Some programs might need --dev-bind /dev/dri /dev/dri for graphics driver access, or similar constructs.
EDIT: …I actually created a way to create completely portable application executables for Linux by using bwrap (or proot, as a fallback) to virtualize a Nix root from inside an AppImage, earlier this year. bwrap offers a lot of granularity in modifying and containing the virtual environment, to the degree that you can basically emulate an entire guest OS/distro on top of the host distro, without even needing root privileges— And without even needing bwrap itself to be installed, since it can work using entirely standard Linux kernel features.
I never intend to use a flatpak or snap, and avoid them like the plague. The whole concept is incredibly ugly to me, and wasteful of computer resources.
Depends on the viewpoint. As a software consumer, sure.
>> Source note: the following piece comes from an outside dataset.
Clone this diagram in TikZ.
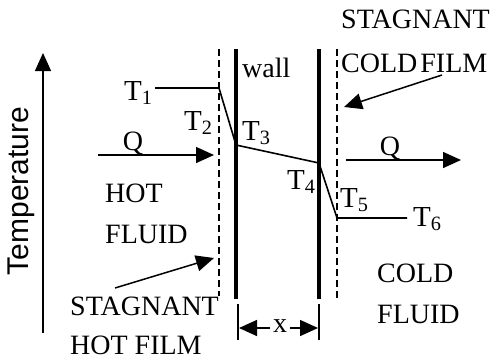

As a software producer though, not having to deal with with tons of different packaging formats and repositories for different distributions and versions is a blessing.
It wastes resources on the consumer side to free up resources on the developer side, allowing for more time spent on improving the software instead of worrying about millions of different system setup combinations.
Am a developer and I can very much agree on package managers have nasty configuration, but at the same time flatpak is the exact same thing. No different that any other package. Except now you have to learn yet another standard that's even less popular than major ones. You can even claim it's easier, but the fact remains it's not the defacto standard, so you still have to provide other packages as well as flatpak if you wish to do so.
the scuffed difference between my normal theming and flatpak theming is the only reason why I despise flatpak. I cannot for t he life of me get it to do what I want it to do. Flatpak containers are also kinda annoying to access
the only reason to use flatpaks is if your system doesnt come with a good package manager and repositories (pacman+aur, nix, etc), and dont want to build from source.
snaps, on the other hand, should be avoided at all costs imo.
Tied to proprieatry backend, snap store looks like ass and runs like one, spawns loop devices that mess up the /mnt folder, tied to fake .deb packages that install snaps instead. Basically, a lot of proprieatry nonsense that St. Ignucius frowns upon.
Haven't had this issue on Gnome, might be a KDE specific issue. I really don't use KDE much except on my Steam Deck so I haven't encountered it very often.
"hey guys, I'm having a problem with my Linux install that doesn't seem very common--"
"YOU'RE STUPID AND I HATE YOU"
this is EXACTLY why Linux gurus have a bad rep. remember the human, for goodness' sake. don't act like you've never run into a strange problem in your entire computing life that required digging deep into some 2003 forum post to solve.
Please show me the QA process applied to flatpaks, so I know that besides it “working” is not full of obsolete vulnerable holes. Or should I just trust the Dev is not a lazy person?